Tell us why it should be partially sited on Crown Land that has been designated to be added into the Conservation Estate since 1999 as a Proposed Nature Reserve and which serves as a buffer to the Marine Park, a buffer that should be up to 50 metres wide as best practice for protection of wetlands.
Don’t tell us that the facility will be good for tourism—this will be the case wherever the wave park is situated.
Tell us why the local and migratory birds that already bring tourists from Australia and overseas to the Reserve should be, at best, put under stress and, at worst, threatened by this commercial concern.
Don’t tell us that the facility will be accessible to people of all ages and levels of ability—this will be the case wherever the wave park is situated.

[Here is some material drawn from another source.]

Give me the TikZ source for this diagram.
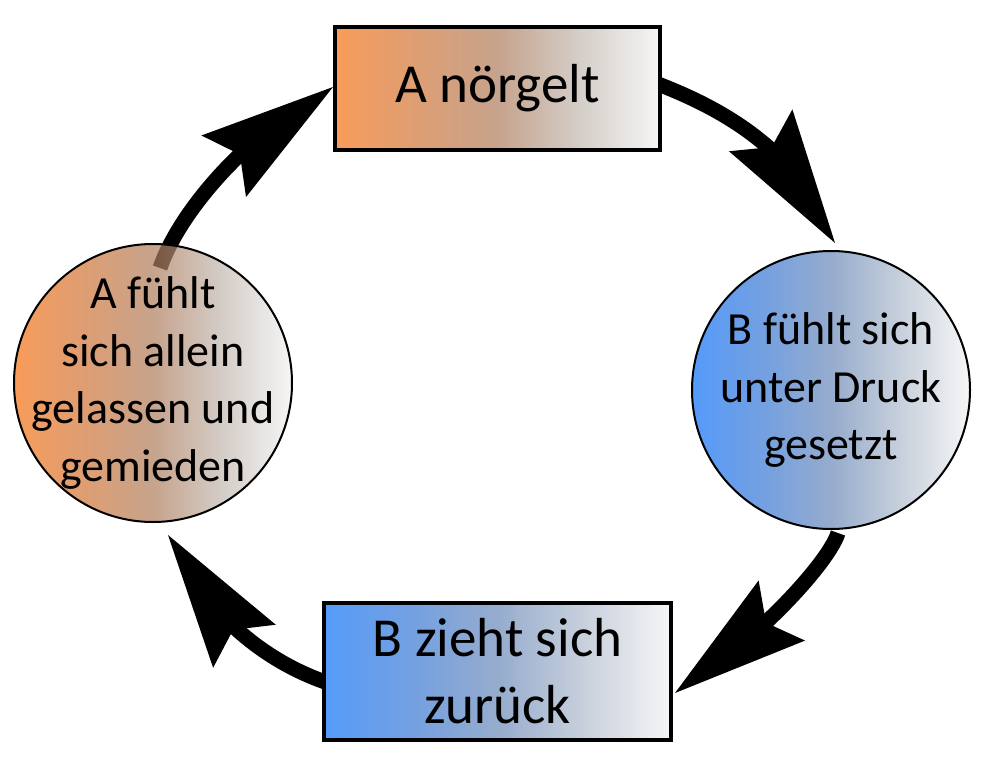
\documentclass[tikz,border=0pt]{standalone}
\usepackage{fontspec}
\setmainfont{Carlito}
\usetikzlibrary{arrows.meta,bending,calc}
\definecolor{orA}{RGB}{248,156,90}
\definecolor{orB}{RGB}{222,158,115}
\definecolor{orM}{RGB}{198,163,140}
\definecolor{orD}{RGB}{212,205,200}
\definecolor{grW}{RGB}{246,246,246}
\definecolor{blA}{RGB}{85,155,250}
\definecolor{blB}{RGB}{115,160,225}
\definecolor{blM}{RGB}{150,172,205}
\definecolor{blD}{RGB}{200,208,220}
\definecolor{orAc}{RGB}{245,114,19}
\definecolor{orBc}{RGB}{208,116,55}
\definecolor{orMc}{RGB}{174,124,91}
\definecolor{orDc}{RGB}{194,184,176}
\definecolor{grWc}{RGB}{242,242,242}
\definecolor{blAc}{RGB}{12,112,248}
\definecolor{blBc}{RGB}{55,119,212}
\definecolor{blMc}{RGB}{105,136,184}
\definecolor{blDc}{RGB}{176,188,205}
\pgfdeclarehorizontalshading{orbox}{100bp}{color(0bp)=(orA); color(25bp)=(orA); color(37.5bp)=(orB); color(50bp)=(orM); color(62.5bp)=(orD); color(75bp)=(grW); color(100bp)=(grW)}
\pgfdeclarehorizontalshading{blbox}{100bp}{color(0bp)=(blA); color(25bp)=(blA); color(37.5bp)=(blB); color(50bp)=(blM); color(62.5bp)=(blD); color(75bp)=(grW); color(100bp)=(grW)}
\pgfdeclarehorizontalshading{ordisc}{100bp}{color(0bp)=(orAc); color(25bp)=(orAc); color(37.5bp)=(orBc); color(50bp)=(orMc); color(62.5bp)=(orDc); color(75bp)=(grWc); color(100bp)=(grWc)}
\pgfdeclarehorizontalshading{bldisc}{100bp}{color(0bp)=(blAc); color(25bp)=(blAc); color(37.5bp)=(blBc); color(50bp)=(blMc); color(62.5bp)=(blDc); color(75bp)=(grWc); color(100bp)=(grWc)}
\pgfdeclarelayer{bg}
\pgfsetlayers{bg,main}
\begin{document}
\begin{tikzpicture}[x=1pt,y=-1pt,
  box/.style={draw, line width=4pt, shade, align=center, inner sep=0pt,
    font=\fontsize{55}{67}\selectfont},
  disc/.style={circle, draw, line width=2pt, minimum size=278pt, shade,
    fill opacity=0.7, draw opacity=1, text opacity=1, inner sep=0pt},
  disctext/.style={align=center, inner sep=0pt, font=\fontsize{46}{57.5}\selectfont},
  loop/.style={line width=15pt,
    -{Stealth[length=135pt,width=76pt,inset=20pt,line width=0pt,flex]}}]
\useasboundingbox (0,0) rectangle (983,768);
\node[box, shading=orbox, minimum width=325pt, minimum height=123pt] (top) at (497.5,88.5) {A nörgelt};
\node[box, shading=blbox, minimum width=347pt, minimum height=137pt] (bb) at (497.5,671.5) {B zieht sich\\zurück};
\node[disc, shading=bldisc] (rc) at (831,390) {};
\node[disctext] (rct) at (rc.center) {B fühlt sich\\unter Druck\\gesetzt};
\node[disc, shading=ordisc] (lc) at (153,383) {};
\node[disctext] (lct) at (lc.center) {A fühlt\\sich allein\\gelassen und\\gemieden};
\begin{pgfonlayer}{bg}
\draw[loop] ($(top.east)+(-4,-4.5)$) .. controls +(62,24) and +(-35,-93) .. ($(rc.north)+(4,-7)$);
\draw[loop] ($(rc.south)+(7,3)$) .. controls +(-8,27) and +(85,-53) .. ($(bb.east)+(2,21.5)$);
\draw[loop] ($(bb.west)+(6,11.5)$) .. controls +(-38,-13) and +(47,100) .. ($(lc.south)+(15,12)$);
\draw[loop] ($(lc.north)+(7,25)$) .. controls +(20,-58) and +(-83,43) .. ($(top.west)+(0,-1.5)$);
\end{pgfonlayer}
\end{tikzpicture}
\end{document}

Tell us why it should be on this rare public open space with access to the peaceful river foreshore, which has significant cultural and ecological importance.
Groves Ave, Attadale
Roundup the usual suspects
JOHN’S advice to City of Fremantle to stop using glyphosate (“Ban Glyphosate”, Herald Letters, November 18, 2017),) sounds good but lacked the provision of an alternative ‘weed management’ solution.
Are the citizens of Fremantle more health conscious than time poor?
Would they prefer to weed the path/kerb/road adjoining their property to manage this annual nuisance?
Alternatively, given that most residents are apparently not eating the weeds (fresh or steam cured by the city’s other contractor), we could accept that the risks to most residents from the one-off annual application are extremely low.
Anyone who has watched the weed’s progress following the ‘Steam Management’ process will note that it takes four to five applications over the same growth period to ‘knock down’ the weeds.
Even when followed up with whipper snippering of the limp exposed vegetation, they still generally bounce back.
I accept that use of pesticides should to be minimised, particularly in our food chain, and will generally hand weed in my own patch.